Christian Nawroth
Nov. 16, 2022
UCalgary Veterinary Medicine animal welfare researcher wins prestigious award
While finishing her PhD in animal behavior at São Paulo State University in Brazil, Maria Camila Ceballos attended the International Society for Applied Ethology (ISAE) conference in Denmark and was impressed with that year’s winner of the society’s annual New Investigator Award.
“I was a student from South America. It was the first time I went to a European conference. I thought to myself I want to get that award, but I never thought that I was going to be able to. The winner had all these papers published and so on and I thought ‘Oh, it’s too much, it will be difficult to do it.’”

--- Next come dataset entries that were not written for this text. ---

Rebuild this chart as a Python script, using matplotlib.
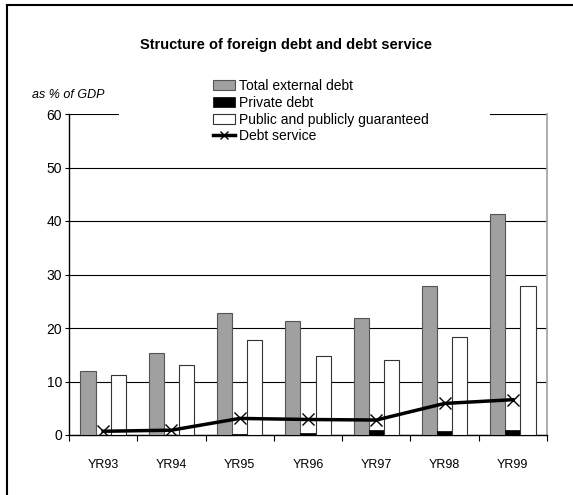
import matplotlib
matplotlib.use("Agg")
import matplotlib.pyplot as plt
import numpy as np
from matplotlib.lines import Line2D
from matplotlib.patches import Rectangle

plt.rcParams["font.family"] = ["Liberation Sans", "DejaVu Sans"]

years         = ["YR93", "YR94", "YR95", "YR96", "YR97", "YR98", "YR99"]
total_debt    = [11.9, 15.3, 22.8, 21.3, 21.8, 27.8, 41.3]
private_debt  = [0.05, 0.05, 0.25, 0.4, 0.85, 0.75, 0.9]
public_debt   = [11.2, 13.0, 17.7, 14.8, 14.0, 18.3, 27.9]
debt_service  = [0.7, 0.9, 3.1, 2.9, 2.8, 5.9, 6.6]

W, H = 573, 495
fig = plt.figure(figsize=(W / 100, H / 100), dpi=100)
ax = fig.add_axes([69 / W, 1 - 435 / H, (547 - 69) / W, (435 - 114) / H])

x = np.arange(len(years))
bw = 0.222
b1 = ax.bar(x - bw, total_debt, bw, color="#a0a0a0", edgecolor="#555555",
            linewidth=0.8, label="Total external debt", zorder=3)
b2 = ax.bar(x, private_debt, bw, color="black", edgecolor="black",
            linewidth=0.5, label="Private debt", zorder=3)
b3 = ax.bar(x + bw, public_debt, bw, color="white", edgecolor="#333333",
            linewidth=0.8, label="Public and publicly guaranteed", zorder=3)
ax.plot(x, debt_service, color="black", lw=2.5, marker="x", ms=8, mew=1,
        zorder=4)
# legend proxy for the line, with a smaller marker as in the original
ln = Line2D([], [], color="black", lw=2.5, marker="x", ms=6, mew=1)

ax.set_xlim(-0.5, len(years) - 0.5)
ax.set_ylim(0, 60)
ax.set_yticks(range(0, 61, 10))
ax.yaxis.grid(True, color="black", lw=0.8, zorder=0)
ax.set_axisbelow(True)
ax.tick_params(axis="y", direction="out", length=3, width=0.8, labelsize=10, pad=2)

ax.set_xticks(x)
ax.set_xticklabels(years)
ax.set_xticks(np.arange(-0.5, len(years)), minor=True)
ax.tick_params(axis="x", which="major", length=0, labelsize=9, pad=17)
ax.tick_params(axis="x", which="minor", direction="out", length=4, width=0.8)

ax.spines["top"].set_visible(False)
ax.spines["right"].set_color("#a0a0a0")
ax.spines["right"].set_linewidth(1.2)
ax.spines["left"].set_linewidth(1.0)
ax.spines["bottom"].set_linewidth(1.0)

# white area behind the legend that hides part of the top gridline
fig.patches.append(Rectangle((119 / W, 1 - 145 / H), (490 - 119) / W, 75 / H,
                             transform=fig.transFigure, facecolor="white",
                             edgecolor="none", zorder=5))

leg = fig.legend([b1, b2, b3, ln],
                 ["Total external debt", "Private debt",
                  "Public and publicly guaranteed", "Debt service"],
                 loc="upper left", bbox_to_anchor=(213 / W, 1 - 79 / H),
                 frameon=False, fontsize=10, borderpad=0, handlelength=1.6,
                 handleheight=0.7, handletextpad=0.3, labelspacing=0.2,
                 borderaxespad=0)
leg.set_zorder(6)

fig.text(286 / W, 1 - 45 / H, "Structure of foreign debt and debt service",
         ha="center", va="center", fontsize=10.5, fontweight="bold")
fig.text(32 / W, 1 - 95 / H, "as % of GDP", ha="left", va="center",
         fontsize=9, style="italic")

# outer frame (only left and top edges visible)
fig.add_artist(Line2D([7 / W, 7 / W], [0, 1 - 5 / H], color="black", lw=1.5,
                      transform=fig.transFigure))
fig.add_artist(Line2D([7 / W, 1], [1 - 5 / H, 1 - 5 / H], color="black", lw=1.5,
                      transform=fig.transFigure))

fig.savefig("out.png", dpi=100)
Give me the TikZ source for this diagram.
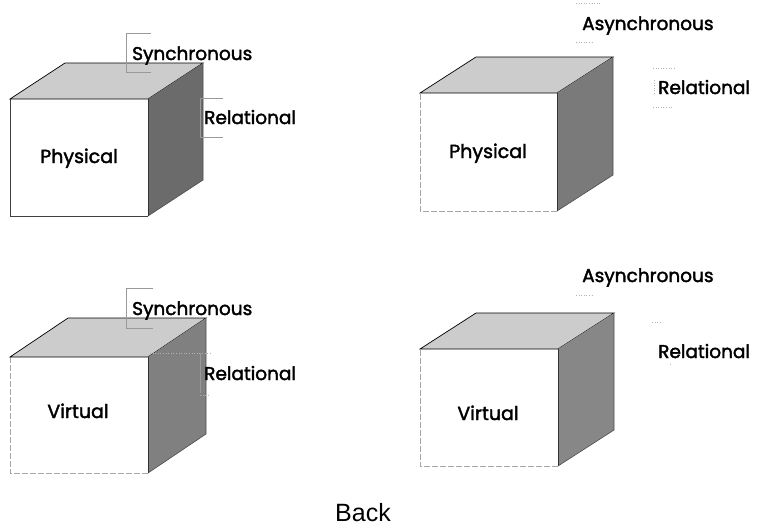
\documentclass[tikz,border=0pt]{standalone}
\usepackage{fontspec}
\setmainfont{Liberation Sans}
\newfontfamily\labelfont{Poppins}[FakeBold=2]
\begin{document}
\begin{tikzpicture}[x=1pt,y=-1pt,
  lbl/.style={font=\labelfont\fontsize{18.5}{20}\selectfont, inner sep=0pt, anchor=base west},
  facelbl/.style={font=\labelfont\fontsize{19}{21}\selectfont, inner sep=0pt, anchor=base},
  brk/.style={draw=gray!80, line width=0.6pt},
  faint/.style={draw=gray!60, line width=0.6pt, dotted},
  topface/.style={fill=black!20, draw=black, line width=0.7pt},
  sideface/.style={draw=black!70, line width=0.6pt},
  frontedge/.style={draw=gray!70, line width=0.6pt, dash pattern=on 6pt off 2pt}]
\useasboundingbox (0,0) rectangle (759,528);
% #1 x, #2 y (front-top-left), #3 w, #4 h, #5 dx, #6 dy, #7 side colour
\newcommand\mycube[7]{%
  \fill[white] (#1,#2) rectangle ++(#3,#4);
  \draw[frontedge] (#1+#3,#2+#4) -- (#1,#2+#4) -- (#1,#2);
  \draw[topface] (#1,#2) -- (#1+#5,#2-#6) -- (#1+#3+#5,#2-#6) -- (#1+#3,#2) -- cycle;
  \fill[#7] (#1+#3,#2) -- (#1+#3+#5,#2-#6) -- (#1+#3+#5,#2+#4-#6) -- (#1+#3,#2+#4) -- cycle;
  \draw[sideface] (#1+#3,#2+#4) -- (#1+#3+#5,#2+#4-#6) -- (#1+#3+#5,#2-#6);
  \draw[black!80, line width=0.5pt] (#1+#3,#2) -- (#1+#3,#2+#4);
}
% cube 1 : Physical / Synchronous
\mycube{10}{99}{138}{117}{55}{36}{black!58}
\draw[black!75, line width=0.6pt] (10,99) -- (10,216) -- (148,216);
\node[facelbl] (p1) at (79,163) {Physical};
\node[lbl] (s1) at (132,60) {Synchronous};
\node[lbl] (r1) at (204,124) {Relational};
\draw[brk] (151,33) -- (126,33) -- (126,72) -- (151,72);
\draw[brk] (223,98) -- (200,98) -- (200,137) -- (223,137);
% cube 2 : Physical / Asynchronous
\mycube{420}{93}{137}{118}{56}{36}{black!52}
\node[facelbl] (p2) at (488,158) {Physical};
\node[lbl] (a2) at (582,30) {Asynchronous};
\node[lbl] (r2) at (658,94) {Relational};
\draw[faint] (576,3) -- (600,3);
\draw[faint] (576,42) -- (592,42);
\draw[faint] (653,68) -- (676,68);
\draw[faint] (653,107) -- (672,107);
\draw[faint] (654,80) -- (654,95);
% cube 3 : Virtual / Synchronous
\mycube{10}{357}{138}{116}{58}{39}{black!50}
\node[facelbl] (v3) at (78,418) {Virtual};
\node[lbl] (s3) at (132,315) {Synchronous};
\node[lbl] (r3) at (204,380) {Relational};
\draw[brk] (153,288) -- (126,288) -- (126,328) -- (153,328);
\draw[brk] (200,353) -- (200,393);
\draw[faint] (150,353) -- (210,353);
\draw[faint] (200,395) -- (210,395);
% cube 4 : Virtual / Asynchronous
\mycube{420}{349}{138}{117}{56}{36}{black!47}
\node[facelbl] (v4) at (488,420) {Virtual};
\node[lbl] (a4) at (582,282) {Asynchronous};
\node[lbl] (r4) at (658,358) {Relational};
\draw[faint] (576,295) -- (592,295);
\draw[faint] (652,322) -- (662,322);
\draw[faint] (670,364) -- (672,364);
% back
\node[font=\fontsize{25}{27}\selectfont, inner sep=0pt] (back) at (363,513) {Back};
\end{tikzpicture}
\end{document}
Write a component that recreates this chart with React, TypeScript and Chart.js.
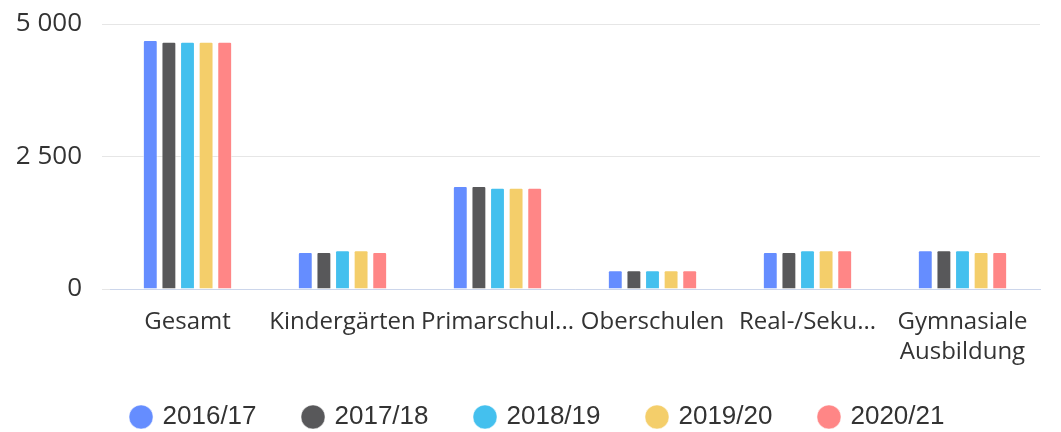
import React, { useEffect, useRef } from "react";
import { Chart, registerables } from "chart.js";

Chart.register(...registerables);

const categories: (string | string[])[] = [
  "Gesamt",
  "Kindergärten",
  "Primarschul...",
  "Oberschulen",
  "Real-/Seku...",
  ["Gymnasiale", "Ausbildung"],
];
const seriesNames = ["2016/17", "2017/18", "2018/19", "2019/20", "2020/21"];
const s2016 = [4700, 700, 1945, 355, 700, 730];
const s2017 = [4665, 700, 1945, 355, 700, 730];
const s2018 = [4665, 730, 1910, 355, 730, 730];
const s2019 = [4665, 730, 1910, 355, 730, 700];
const s2020 = [4665, 700, 1910, 355, 730, 700];
const colors = ["#658dff", "#58585a", "#44c0ee", "#f4ce6a", "#ff8686"];
const yTicks = [0, 2500, 5000];

export default function App() {
  const ref = useRef<HTMLCanvasElement | null>(null);
  useEffect(() => {
    document.body.style.margin = "0";
    const values = [s2016, s2017, s2018, s2019, s2020];
    const chart = new Chart(ref.current!, {
      type: "bar",
      data: {
        labels: categories as any,
        datasets: seriesNames.map((n, i) => ({
          label: n,
          data: values[i],
          backgroundColor: colors[i],
          borderColor: "rgba(255,255,255,0.5)",
          borderWidth: 1,
          borderRadius: 2,
          categoryPercentage: 0.6,
          barPercentage: 0.8,
        })),
      },
      options: {
        animation: false,
        responsive: false,
        maintainAspectRatio: false,
        layout: { padding: { left: 37, right: 21, top: 0, bottom: -8 } },
        plugins: {
          tooltip: { enabled: false },
          legend: {
            position: "bottom",
            labels: {
              usePointStyle: true,
              pointStyle: "circle",
              boxWidth: 17,
              boxHeight: 17,
              padding: 48,
              color: "#333333",
              font: { family: "'Liberation Sans', Arial", size: 26 },
            },
          },
        },
        scales: {
          x: {
            grid: { display: false },
            border: { color: "#ccd6eb", width: 1 },
            afterFit: (axis: any) => {
              axis.height = 67;
              axis._computeLabelArea = () => undefined;
            },
            ticks: {
              color: "#333333",
              font: { family: "'Open Sans'", size: 24, lineHeight: 1.25 },
              maxRotation: 0,
              autoSkip: false,
              padding: 10,
            },
          },
          y: {
            min: 0,
            max: 5000,
            afterBuildTicks: (axis: any) => {
              axis.ticks = yTicks.map((v) => ({ value: v }));
            },
            afterFit: (axis: any) => {
              axis.width = 73;
              axis.paddingTop = 24;
              axis.paddingBottom = 0;
              axis._computeLabelArea = () => undefined;
            },
            grid: { color: "#e6e6e6" },
            border: { display: false },
            ticks: {
              color: "#333333",
              font: { family: "'Open Sans'", size: 26 },
              padding: 20,
              callback: (v: any) =>
                Number(v).toString().replace(/\B(?=(\d{3})+(?!\d))/g, " "),
            },
          },
        },
      },
    });
    return () => chart.destroy();
  }, []);
  return (
    <div style={{ width: 1061, height: 432 }}>
      <canvas ref={ref} width={1061} height={432} />
    </div>
  );
}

But five years later, Dr. Ceballos, PhD, was back in Europe for the annual ISAE conference where she was recognized with the 2022 ISAE New Investigator Award. “I was very happy,” says the assistant professor in beef cattle welfare and behaviour at the Faculty of Veterinary Medicine.
ISAE gives the award to “a candidate who has demonstrated scientific excellence and/or an exceptional aptitude for carrying out research in applied ethology early in their career.” In presenting Ceballos the prestigious award in September, ISAE pointed to her excellent mentorship supervising graduate students, her independent research with a diverse list of co-authors and for her work with a range of different species in different countries.
Collaborating with colleagues around the world, including Canada, Brazil and Colombia, Ceballos’ main fields of research include evaluating animal welfare and behaviour, mostly in animal production systems, human-animal interaction and animal personality.
“In general, I focus on finding strategies to improve the welfare of animals.” says Ceballos. “I am working in different research lines, one of them is looking for strategies to improve human-animal interaction in animal production systems, which has a direct effect on animal welfare.”
One of her collaborative research projects, in Colombia, is studying using music as an environmental enrichment to improve the welfare of animals. In another project, she’s developing a grimace scale to identify and measure pain in calves. “We’re looking at the facial expressions of the animals as related to pain with the objective of using the scale as a tool to identify pain in calves. If we can identify pain earlier, we can treat the animals earlier.”
The ISAE New Investigator Award is the latest in a long line of Ceballos’ achievements. She has received seven major scholarships and awards over the years, and since finishing her PhD in 2017, her work has been published in 24 peer review journals, she has written five book chapters, one book and given dozens of presentations. She was also awarded an NSERC Discovery Grant.
Ceballos completed her undergraduate studies in animal science at the National University of Colombia and worked as a researcher at the Center for Research in Sustainable Systems of Agricultural Production in Colombia. She completed both her master's and PhD at São Paulo State University in Brazil. She came to the UCalgary in 2020 after an internship at the Animal Welfare Science Centre at University of Melbourne and a postdoc at the University of Pennsylvania.